Recent advancements in near-term quantum devices have opened new avenues for exploring quantum phenomena in controllable settings. These developments, in turn, motivate new theoretical perspectives on the dynamics of many-body systems. In the first part of the talk, I will discuss our recent progress on quantum state preparation. I will show that two primary classes of low-overhead circuits for preparing long-range entangled states—sequential unitary circuits and measurement-feedback circuits—can be unified through a simple spacetime rotation, revealing an unexpected connection between the two seemingly distinct protocols. In the second part, motivated by the inevitability of decoherence in realistic quantum systems, I will turn to many-body mixed states and discuss a novel phenomenon: strong-to-weak spontaneous symmetry breaking. I will show how these symmetry-breaking patterns naturally emerge on the spatial boundary of bulk topological orders in one higher dimension, thereby uncovering an intriguing holographic duality.

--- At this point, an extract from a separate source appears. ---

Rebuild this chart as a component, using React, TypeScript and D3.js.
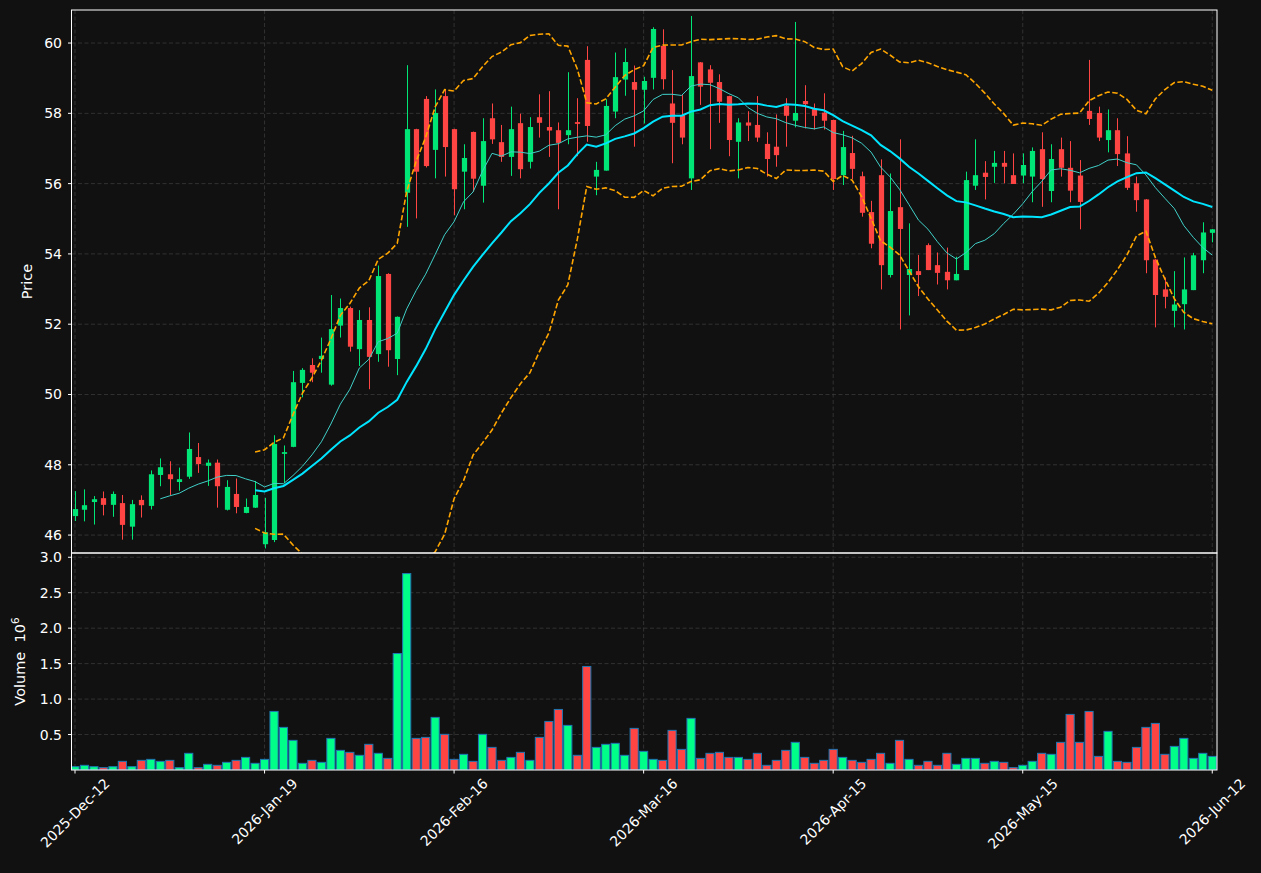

One of the oldest problems in quantum information theory is to study if there exists a state with negative partial transpose which is undistillable. In the last decades, the study of this problem was reduced to a very special family: Werner states. In this work, we present a new characterization of this problem in terms of partial trace inequalities for the Frobenius norm and general matrices. For this reason, we will study general properties and new inequalities for partial traces of general matrices. Consequently, we will extend the interval of Werner states in which they are provably 2-undistillable in any dimension d ≥ 4. Finally, we find new Schmidt-number witnesses and k-positive maps.

Chirality is a fundamental feature of many-body physics, typically manifesting through the breaking of time-reversal symmetry. Yet a precise quantum information-theoretic characterization of chirality has remained elusive. A recent proposal defines a state as chiral if transforming it into its complex conjugate requires a circuit of large depth. Here, we rigorously establish many-body chirality for a broad family of two-dimensional stabilizer pure and mixed states. We also prove that these states are 4-partite chiral, but not 3-partite chiral.

The AdS/CFT duality has been extremely useful in understanding quantum gravity. Tensor networks are a toy model of holography that have provided valuable lessons that have been imported to AdS/CFT. In particular, random tensor networks have a quantitative connection with fixed-area states in the gravitational path integral. This has allowed for a translation of various tensor network results to gravity that I will discuss, including an understanding of the Renyi entropy, entanglement negativity, entanglement wedges for bulk regions and resolving entropic paradoxes using wormholes.